What are linguistic meanings, and what must they be if they are represented in the mind? This course introduces the problem of connecting formal semantic theory with the broader enterprise of cognitive science. We begin with Fodor’s desiderata for an adequate theory of concepts — compositionality, atomism, publicity — and the Language of Thought framework in which they are embedded. We then survey influential models of concepts from psychology, including prototype and exemplar theories, and evaluate them against these desiderata, finding that the properties that make such models useful for explaining categorization behavior are not obviously the properties that make meanings useful for building thoughts. This raises a sharp question: if word meanings aren’t prototypes or exemplars, what are they, and how do they connect to the cognitive systems that anchor language in perception and action? We approach this question initially through the case study of how adults and children verify and acquire quantificational expressions like more and most. We then examine how comparative constructions more generally interact with the mass/count and telicity distinctions to reveal connections between sentence structure and ontological commitment, introducing dimensional resolution as a window onto the interface between linguistic meaning and domain-specific cognition. The course closes by developing a “two concepts” view motivated by converging evidence from word learning: general-purpose concepts (G-concepts) are the stable, compositional representations that serve as word meanings, while special-purpose concepts (S-concepts) store rich categorical information and anchor cognition in the world. The two are connected but not identical; so, what is the nature of each, and what mediates between them? The course equips participants with the theoretical and empirical tools to begin answering these questions.

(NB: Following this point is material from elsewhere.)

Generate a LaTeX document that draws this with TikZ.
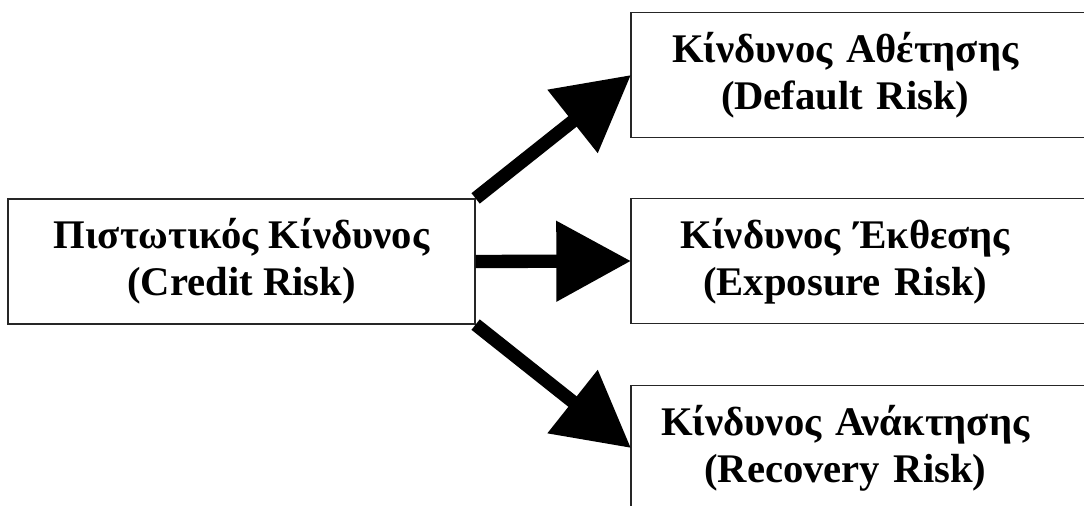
\documentclass[tikz,border=0pt]{standalone}
\usepackage{fontspec}
\setmainfont{Liberation Serif}
\usetikzlibrary{arrows.meta,positioning}

\begin{document}
\begin{tikzpicture}[x=0.75pt,y=-0.75pt,
  b/.style={draw=black!85,line width=0.9pt,font=\fontsize{30.5}{35}\selectfont\bfseries,align=center,inner sep=0pt,minimum width=350.25pt,minimum height=93.75pt},
  t/.style={font=\fontsize{30.5}{35}\selectfont\bfseries,align=center,inner sep=0pt,text width=321pt,minimum height=93pt,anchor=west},
  fr/.style={draw=black!85,line width=0.9pt},
  ar/.style={line width=10pt,-{Triangle[length=56pt,width=58pt]}}]
\useasboundingbox (0,0) rectangle (1084,506);
\clip (0,0) rectangle (1084,506);
\node[b] (cr) at (241.5,261.5) {Πιστωτικός Κίνδυνος\\(Credit Risk)};
\node[t] (dr) at (631,75) {Κίνδυνος Αθέτησης\\(Default Risk)};
\node[t] (er) at (631,261) {Κίνδυνος Έκθεσης\\(Exposure Risk)};
\node[t] (rr) at (631,448) {Κίνδυνος Ανάκτησης\\(Recovery Risk)};
% frames run past the right edge
\foreach \n in {dr,er,rr} \draw[fr] (\n.north west) rectangle ([xshift=150pt]\n.south east);
\foreach \u/\v in {cr.north east/dr.west,cr.east/er.west,cr.south east/rr.west} \draw[ar] (\u) -- (\v);
\end{tikzpicture}
\end{document}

Initial draft reading list:
Fodor (1998). Concepts: Where Cognitive Science Went Wrong. [selections]
Fodor & Pylyshyn (1988). Connectionism and cognitive architecture.
Machery (2009). Doing without Concepts. [selections]
Lidz, Pietroski, Halberda & Hunter (2011). Interface transparency and the psychosemantics of most.
Pietroski (2010). Concepts, meanings, and truth.
Knowlton et al. (2021). Linguistic meanings as cognitive instructions.
Wellwood (2020). Interpreting degree semantics.
Wellwood, Hacquard & Pancheva (2012). Measuring and comparing individuals and events.
Christensen & Wellwood (in prep). Syntax determines dimension.
Horst & Samuelson (2008). Fast mapping but poor retention by 24-month-old infants.
Wang, Akshi, Keil, Kim & Bedny (2026). Constructing meaning from language. Annual Review of Linguistics.
Wellwood (in prep). Two concepts for cognitive science.